-- start of Items --
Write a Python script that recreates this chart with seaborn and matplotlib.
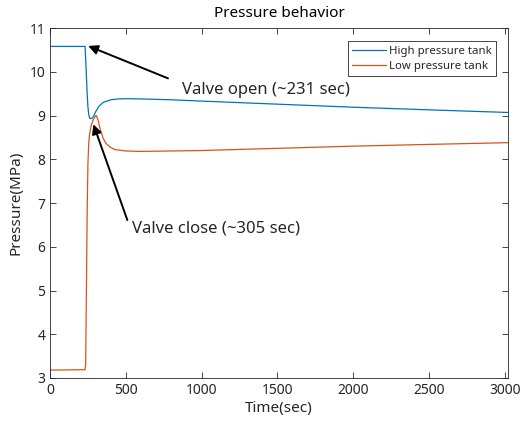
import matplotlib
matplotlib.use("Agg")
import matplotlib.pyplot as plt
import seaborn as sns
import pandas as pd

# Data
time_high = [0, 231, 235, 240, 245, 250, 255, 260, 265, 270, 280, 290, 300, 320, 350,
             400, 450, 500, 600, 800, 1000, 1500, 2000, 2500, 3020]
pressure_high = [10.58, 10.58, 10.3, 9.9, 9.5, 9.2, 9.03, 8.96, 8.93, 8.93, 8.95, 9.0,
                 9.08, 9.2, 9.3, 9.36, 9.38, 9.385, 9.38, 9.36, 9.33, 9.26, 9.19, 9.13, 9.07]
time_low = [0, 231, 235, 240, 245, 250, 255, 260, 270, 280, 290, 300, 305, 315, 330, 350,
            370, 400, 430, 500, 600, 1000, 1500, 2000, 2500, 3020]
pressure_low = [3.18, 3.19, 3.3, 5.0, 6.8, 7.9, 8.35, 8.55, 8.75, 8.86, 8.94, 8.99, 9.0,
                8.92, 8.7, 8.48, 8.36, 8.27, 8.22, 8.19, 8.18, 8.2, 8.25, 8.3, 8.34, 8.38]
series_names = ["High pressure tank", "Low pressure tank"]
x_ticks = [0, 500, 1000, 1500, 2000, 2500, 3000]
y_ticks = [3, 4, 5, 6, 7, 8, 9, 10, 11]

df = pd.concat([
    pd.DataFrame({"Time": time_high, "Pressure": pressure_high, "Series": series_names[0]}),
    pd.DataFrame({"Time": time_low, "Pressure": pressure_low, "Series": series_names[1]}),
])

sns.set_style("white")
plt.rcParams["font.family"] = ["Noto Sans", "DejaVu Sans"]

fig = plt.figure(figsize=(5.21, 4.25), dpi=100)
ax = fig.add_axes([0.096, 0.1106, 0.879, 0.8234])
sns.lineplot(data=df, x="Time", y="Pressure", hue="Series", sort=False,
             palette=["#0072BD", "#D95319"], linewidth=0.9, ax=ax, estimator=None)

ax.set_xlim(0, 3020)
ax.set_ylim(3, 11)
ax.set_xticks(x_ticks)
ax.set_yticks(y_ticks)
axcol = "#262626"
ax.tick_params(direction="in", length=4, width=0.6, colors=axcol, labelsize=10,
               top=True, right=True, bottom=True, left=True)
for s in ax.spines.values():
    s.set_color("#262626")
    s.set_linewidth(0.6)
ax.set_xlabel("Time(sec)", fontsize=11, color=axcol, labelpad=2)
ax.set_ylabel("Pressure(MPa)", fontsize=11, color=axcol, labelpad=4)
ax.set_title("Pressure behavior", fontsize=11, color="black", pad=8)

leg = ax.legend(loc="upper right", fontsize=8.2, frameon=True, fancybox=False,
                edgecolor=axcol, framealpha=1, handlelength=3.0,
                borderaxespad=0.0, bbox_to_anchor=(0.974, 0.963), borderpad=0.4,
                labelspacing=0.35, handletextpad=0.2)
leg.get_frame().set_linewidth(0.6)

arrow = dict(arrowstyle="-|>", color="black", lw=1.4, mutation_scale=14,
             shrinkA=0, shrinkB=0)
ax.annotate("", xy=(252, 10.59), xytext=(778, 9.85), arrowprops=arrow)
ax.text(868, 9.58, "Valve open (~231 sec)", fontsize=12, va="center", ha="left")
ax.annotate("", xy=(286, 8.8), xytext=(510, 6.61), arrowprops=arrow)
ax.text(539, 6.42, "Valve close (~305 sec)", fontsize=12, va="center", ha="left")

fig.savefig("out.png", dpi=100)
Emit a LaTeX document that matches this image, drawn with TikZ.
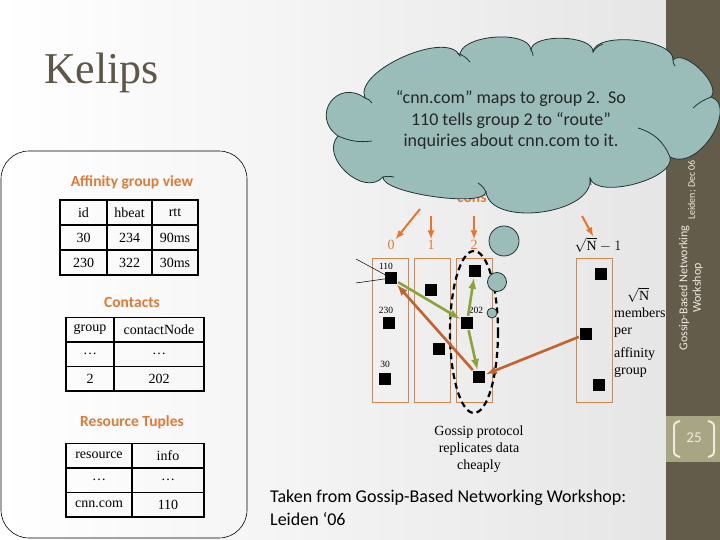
-- end of Items --
_Task requirements_
Output, exactly, all the records above; include no pictures.

_Solution to this exercise_
Write a Python script that recreates this chart with seaborn and matplotlib.
import matplotlib
matplotlib.use("Agg")
import matplotlib.pyplot as plt
import seaborn as sns
import pandas as pd

# Data
time_high = [0, 231, 235, 240, 245, 250, 255, 260, 265, 270, 280, 290, 300, 320, 350,
             400, 450, 500, 600, 800, 1000, 1500, 2000, 2500, 3020]
pressure_high = [10.58, 10.58, 10.3, 9.9, 9.5, 9.2, 9.03, 8.96, 8.93, 8.93, 8.95, 9.0,
                 9.08, 9.2, 9.3, 9.36, 9.38, 9.385, 9.38, 9.36, 9.33, 9.26, 9.19, 9.13, 9.07]
time_low = [0, 231, 235, 240, 245, 250, 255, 260, 270, 280, 290, 300, 305, 315, 330, 350,
            370, 400, 430, 500, 600, 1000, 1500, 2000, 2500, 3020]
pressure_low = [3.18, 3.19, 3.3, 5.0, 6.8, 7.9, 8.35, 8.55, 8.75, 8.86, 8.94, 8.99, 9.0,
                8.92, 8.7, 8.48, 8.36, 8.27, 8.22, 8.19, 8.18, 8.2, 8.25, 8.3, 8.34, 8.38]
series_names = ["High pressure tank", "Low pressure tank"]
x_ticks = [0, 500, 1000, 1500, 2000, 2500, 3000]
y_ticks = [3, 4, 5, 6, 7, 8, 9, 10, 11]

df = pd.concat([
    pd.DataFrame({"Time": time_high, "Pressure": pressure_high, "Series": series_names[0]}),
    pd.DataFrame({"Time": time_low, "Pressure": pressure_low, "Series": series_names[1]}),
])

sns.set_style("white")
plt.rcParams["font.family"] = ["Noto Sans", "DejaVu Sans"]

fig = plt.figure(figsize=(5.21, 4.25), dpi=100)
ax = fig.add_axes([0.096, 0.1106, 0.879, 0.8234])
sns.lineplot(data=df, x="Time", y="Pressure", hue="Series", sort=False,
             palette=["#0072BD", "#D95319"], linewidth=0.9, ax=ax, estimator=None)

ax.set_xlim(0, 3020)
ax.set_ylim(3, 11)
ax.set_xticks(x_ticks)
ax.set_yticks(y_ticks)
axcol = "#262626"
ax.tick_params(direction="in", length=4, width=0.6, colors=axcol, labelsize=10,
               top=True, right=True, bottom=True, left=True)
for s in ax.spines.values():
    s.set_color("#262626")
    s.set_linewidth(0.6)
ax.set_xlabel("Time(sec)", fontsize=11, color=axcol, labelpad=2)
ax.set_ylabel("Pressure(MPa)", fontsize=11, color=axcol, labelpad=4)
ax.set_title("Pressure behavior", fontsize=11, color="black", pad=8)

leg = ax.legend(loc="upper right", fontsize=8.2, frameon=True, fancybox=False,
                edgecolor=axcol, framealpha=1, handlelength=3.0,
                borderaxespad=0.0, bbox_to_anchor=(0.974, 0.963), borderpad=0.4,
                labelspacing=0.35, handletextpad=0.2)
leg.get_frame().set_linewidth(0.6)

arrow = dict(arrowstyle="-|>", color="black", lw=1.4, mutation_scale=14,
             shrinkA=0, shrinkB=0)
ax.annotate("", xy=(252, 10.59), xytext=(778, 9.85), arrowprops=arrow)
ax.text(868, 9.58, "Valve open (~231 sec)", fontsize=12, va="center", ha="left")
ax.annotate("", xy=(286, 8.8), xytext=(510, 6.61), arrowprops=arrow)
ax.text(539, 6.42, "Valve close (~305 sec)", fontsize=12, va="center", ha="left")

fig.savefig("out.png", dpi=100)
Emit a LaTeX document that matches this image, drawn with TikZ.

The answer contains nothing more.